Don't mention the Holocaust, or criticise Israel
Last week, British historian David Irving was sentenced to 3 years imprisonment in Austria on charges of Holocaust denial, just before London Mayor Ken Livingstone was suspended from office and ordered to pay £80,000 in court fees for comparing Oliver Finegold, a Jewish Evening Standard reporter, to a concentration camp guard.
Heinous as Irving's views are, they are not criminal, and he should not have been imprisoned. Likewise, Livingstone should not have been suspended for his "insensitive" comments.
Millions in the Western world asked why so many Muslims made such a fuss over the cartoons of Mohammed. People should be free, they said, to voice their opinions. But the imprisonment of Irving and Livingstone's suspension make our society's double standards self-evident. It is acceptable to mock Islam but anyone who mentions the Nazi Holocaust or criticises Israel is ostracized and punished.

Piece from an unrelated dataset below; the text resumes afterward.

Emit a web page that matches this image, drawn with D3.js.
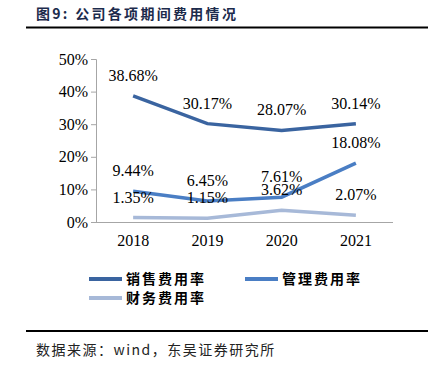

14 countries have made Holocaust denial a crime. More specifically, to deny that the Nazi Holocaust took place, or that 6 million Jews were not exterminated in the gas chambers, is illegal in those 14 countries.
Whether or not the Nazi Holocaust is unique is a philosophical question. There have been other comparable holocausts, genocides, and war crimes. For example, between 800,000 and 2 million Armenians were massacred in 1915-1916 by the Ottoman Empire. Yet, the Turkish government is to this day supported by the British and U.S. governments in it's denial that the Armenian Holocaust ever occurred. The term 'holocaust' has been hijacked by some to mean the extermination of the Jews by the Nazis and nothing else.
In the years leading up to the Nazi Holocaust, Europe and America had decided to curb Jewish immigration. Hence, there is an overwhelming feeling of guilt, for had Europe and the U.S. allowed the continued movement of Eastern European Jewry onto their soils, then perhaps far less than 6 million Jews would have been killed by the Nazis.
The Nazi Holocaust has since been exploited by some for political reasons. It was evoked during the late 1940s when the creation of a Jewish state was being considered, and the suffering of Jews in the Nazi Holocaust has been used to portray Jews as victims, so that the myth of an Israeli David fighting an Arab Goliath is propagated. This serves to justify the brutality of Israel towards the Palestinians.
Anyone who dares to criticize Israel is called anti-Semitic. Two outstanding Middle Eastern correspondents have received death threats because of their reporting of the Israeli-Palestinian conflict. Robert Fisk, Middle East for the Independent regularly receives abusive letters about his dispatches from the Middle East. The Hollywood actor John Malkovitch said, during an awards speech in 2002, that he "wanted to shoot Robert Fisk" because of his anti-Israeli opinions.
Even Jews who criticise Israel are called "self-hating Jews." Suzanne Goldenberg, for example, was The Guardian's Jerusalem correspondent, until she started receiving death threats from European and American Jews over her reporting from the Middle East. Goldenberg has now stopped writing about the Israeli-Palestinian conflict and instead has been posted to Washington D.C.
The Nazi Holocaust is also one reason why many view Israel as a morally superior state which can do no wrong. But Israel's treatment of the Palestinians eats away at the moral fabric of Israeli society and is extremely damaging to the psyche of the Jewish state. The sooner more Jews accept this, the better. It will be very beneficial for both Jews and Palestinians.